Senator of the College of Justice
- Incumbent
- Assumed office 18 May 2022
- Nominated by: Nicola Sturgeon As First Minister
- Monarchs: Elizabeth II Charles III

Personal details
- Born: John Scott
- Alma mater: University of Glasgow
- Occupation: Solicitor
- Profession: Lawyer Judge

= John Scott (Scottish judge) =

Scottish judge

John Scott, Lord Scott is a Scottish judge who has been a Senator of the College of Justice since 18 May 2022. He is the first Solicitor Advocate to be appointed directly to the office of Senator of the College of Justice.

==Career==
Lord Scott graduated from the University of Glasgow and qualified as a solicitor in 1987. In 2001, Lord Scott became a Solicitor Advocate, gaining extended rights of audience allowing him to appear before the High Court of Justiciary. He was appointed (then) Queen's Counsel in 2011.

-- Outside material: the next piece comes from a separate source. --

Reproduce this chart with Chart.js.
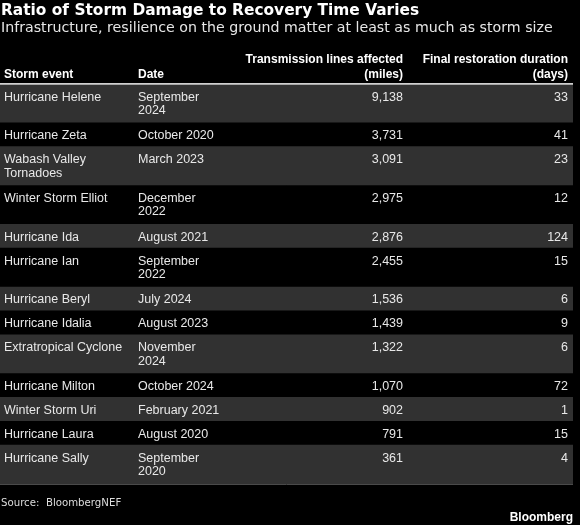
<!DOCTYPE html>
<html>
<head>
<meta charset="utf-8">
<script src="https://cdn.jsdelivr.net/npm/chart.js@4/dist/chart.umd.min.js"></script>
<style>
html,body{margin:0;padding:0;background:#000;}
#wrap{width:580px;height:525px;position:relative;background:#000;}
canvas{display:block;}
</style>
</head>
<body>
<div id="wrap"><canvas id="c" width="580" height="525"></canvas></div>
<script>
// ---------- data ----------
const storms = ["Hurricane Helene","Hurricane Zeta","Wabash Valley Tornadoes","Winter Storm Elliot","Hurricane Ida","Hurricane Ian","Hurricane Beryl","Hurricane Idalia","Extratropical Cyclone","Hurricane Milton","Winter Storm Uri","Hurricane Laura","Hurricane Sally"];
const dates = ["September 2024","October 2020","March 2023","December 2022","August 2021","September 2022","July 2024","August 2023","November 2024","October 2024","February 2021","August 2020","September 2020"];
const miles = [9138,3731,3091,2975,2876,2455,1536,1439,1322,1070,902,791,361];
const days = [33,41,23,12,124,15,6,9,6,72,1,15,4];
const columnHeaders = ["Storm event","Date","Transmission lines affected (miles)","Final restoration duration (days)"];
const titleText = "Ratio of Storm Damage to Recovery Time Varies";
const subtitleText = "Infrastructure, resilience on the ground matter at least as much as storm size";
const sourceText = "Source:  BloombergNEF";
const brandText = "Bloomberg";

// ---------- layout / style ----------
const W = 580, H = 525;
const TABLE_RIGHT = 573, TABLE_TOP = 84, TABLE_BOTTOM = 484;
const BODY_FONT = '12.5px "Liberation Sans", Arial, sans-serif';
const HEAD_FONT = 'bold 12px "Liberation Sans", Arial, sans-serif';
const TITLE_FONT = 'bold 15.4px "DejaVu Sans", sans-serif';
const SUB_FONT = '14.2px "DejaVu Sans", sans-serif';
const SRC_FONT = '10.2px "DejaVu Sans", sans-serif';
const BRAND_FONT = 'bold 12px "Liberation Sans", Arial, sans-serif';
const cols = [
  {x: 4,   w: 130, align: 'left'},
  {x: 138, w: 85,  align: 'left'},
  {x: 403, w: 165, align: 'right'},
  {x: 568, w: 155, align: 'right'}
];
const ROW_PAD = 9, ROW_LINE = 15, FIRST_BASE = 16.5, TEXT_STEP = 13.5;
const HEAD_BASE = 78.3, HEAD_STEP = 15.6;

const fmt = v => v.toLocaleString('en-US');

function wrap(ctx, text, maxW) {
  const words = String(text).split(' ');
  const lines = [];
  let cur = '';
  for (const w of words) {
    const t = cur ? cur + ' ' + w : w;
    if (!cur || ctx.measureText(t).width <= maxW) cur = t;
    else { lines.push(cur); cur = w; }
  }
  if (cur) lines.push(cur);
  return lines;
}

// measure wrapping to derive row extents
const mctx = document.createElement('canvas').getContext('2d');
mctx.font = BODY_FONT;
const rows = storms.map((s, i) => {
  const cells = [s, dates[i], fmt(miles[i]), fmt(days[i])].map((t, c) => wrap(mctx, t, cols[c].w));
  const n = Math.max(...cells.map(l => l.length));
  return {cells, n};
});
let acc = 0;
rows.forEach(r => { r.start = acc; acc += ROW_PAD + ROW_LINE * r.n; r.end = acc; });
const total = acc;
const bounds = [0, ...rows.map(r => r.end)];

const tablePlugin = {
  id: 'tableText',
  afterDraw(chart) {
    const ctx = chart.ctx;
    const ys = chart.scales.y;
    const xs = chart.scales.x;
    ctx.save();
    ctx.textBaseline = 'alphabetic';
    // title & subtitle
    ctx.textAlign = 'left';
    ctx.fillStyle = '#ffffff';
    ctx.font = TITLE_FONT;
    ctx.fillText(titleText, 1, 15);
    ctx.fillStyle = '#e6e6e6';
    ctx.font = SUB_FONT;
    ctx.fillText(subtitleText, 1, 31.7);
    // headers (bottom aligned)
    ctx.font = HEAD_FONT;
    ctx.fillStyle = '#ffffff';
    columnHeaders.forEach((h, c) => {
      const lines = wrap(ctx, h, cols[c].w);
      ctx.textAlign = cols[c].align;
      const x = xs.getPixelForValue(cols[c].x);
      lines.forEach((ln, k) => {
        ctx.fillText(ln, x, HEAD_BASE - (lines.length - 1 - k) * HEAD_STEP);
      });
    });
    // body cells
    ctx.font = BODY_FONT;
    ctx.fillStyle = '#e8e8e8';
    rows.forEach(r => {
      const top = ys.getPixelForValue(r.start);
      r.cells.forEach((lines, c) => {
        ctx.textAlign = cols[c].align;
        const x = xs.getPixelForValue(cols[c].x);
        lines.forEach((ln, k) => ctx.fillText(ln, x, top + FIRST_BASE + k * TEXT_STEP));
      });
    });
    // footer
    ctx.textAlign = 'left';
    ctx.font = SRC_FONT;
    ctx.fillStyle = '#dddddd';
    ctx.fillText(sourceText, 1, 506);
    ctx.textAlign = 'right';
    ctx.font = BRAND_FONT;
    ctx.fillStyle = '#ffffff';
    ctx.fillText(brandText, xs.getPixelForValue(TABLE_RIGHT), 521);
    ctx.restore();
  }
};

new Chart(document.getElementById('c'), {
  type: 'bar',
  data: {
    datasets: [{
      data: rows.map(r => ({x: TABLE_RIGHT / 2, y: [r.start, r.end]})),
      backgroundColor: rows.map((r, i) => i % 2 === 0 ? '#313131' : '#000000'),
      borderWidth: 0,
      barThickness: TABLE_RIGHT,
      grouped: false
    }]
  },
  options: {
    responsive: false,
    animation: false,
    events: [],
    layout: {padding: {top: TABLE_TOP, bottom: H - TABLE_BOTTOM, left: 0, right: W - TABLE_RIGHT}},
    plugins: {legend: {display: false}, tooltip: {enabled: false}, title: {display: false}},
    scales: {
      x: {
        type: 'linear', min: 0, max: TABLE_RIGHT, offset: false,
        ticks: {display: false},
        grid: {display: false},
        border: {display: false},
        afterFit: s => { s.height = 0; }
      },
      y: {
        type: 'linear', reverse: true, min: 0, max: total, z: 1,
        afterBuildTicks: s => { s.ticks = bounds.map(v => ({value: v})); },
        afterFit: s => { s.width = 0; },
        ticks: {display: false},
        border: {display: false},
        grid: {
          drawTicks: false,
          color: c => (c.tick && c.tick.value === 0) ? '#cfcfcf' : '#4a4a4a',
          lineWidth: c => (c.tick && c.tick.value === 0) ? 2 : 1
        }
      }
    }
  },
  plugins: [tablePlugin]
});
</script>
</body>
</html>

In 2013, Scott acted in the unsuccessful attempt by David Gilroy, who was convicted for the Murder of Suzanne Pilley, to have his case referred by the High Court of Justiciary to the Supreme Court of the United Kingdom, this followed his appeal to the Appeal Court of the High Court of Justiciary being refused. In 2016, Scott was elected President of the Society of Solicitor Advocates.

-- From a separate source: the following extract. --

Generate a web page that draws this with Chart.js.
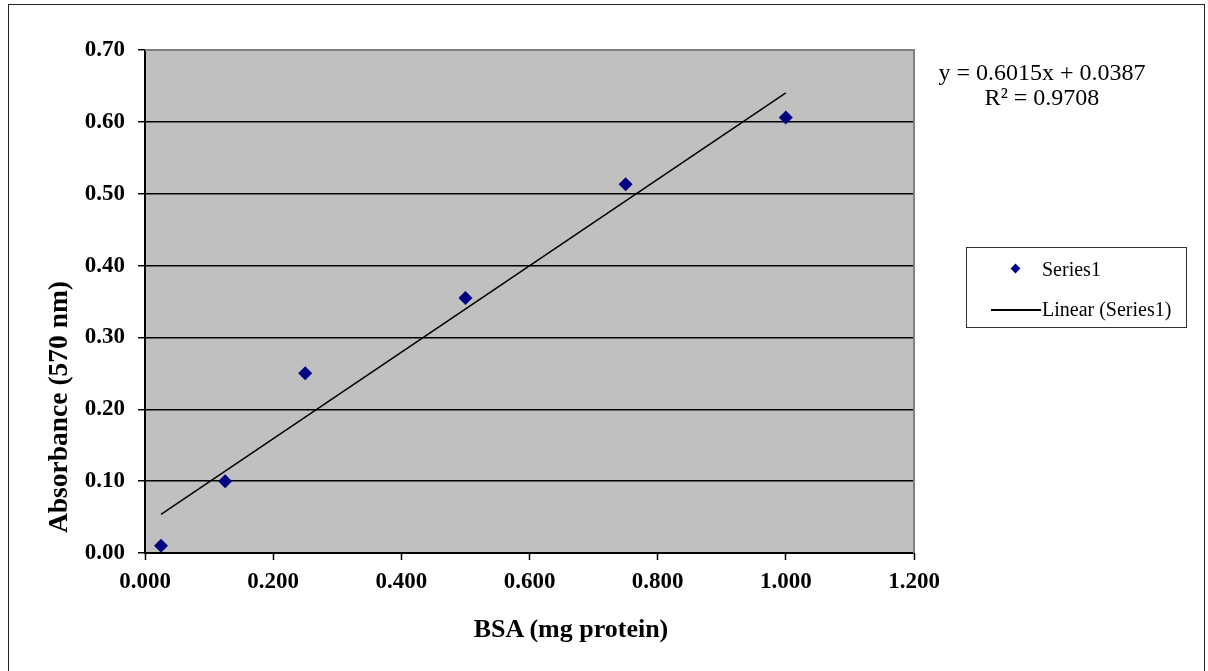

In 2018, the then Scottish Justice Secretary Michael Matheson appointed Scott to lead an independent review into the impact of policing during the 1984–1985 United Kingdom miners' strike in Scotland's communities. In 2019, Scott was appointed by the Scottish Government to chair a review of the legislation covering people who have issues with their mental health. In 2020, Scott was commissioned by the then Chief Constable of Police Scotland to review how Police Scotland were using emergency powers granted to them under legislation enacted to deal with the COVID-19 pandemic.

In 2023, Lord Scott sentenced Isla Bryson, a transgender woman, for rapes committed in 2016 and 2019.

On 24 April 2025, it was announced that Lord Scott would chair a public inquiry into the investigations into the murder of Emma Caldwell.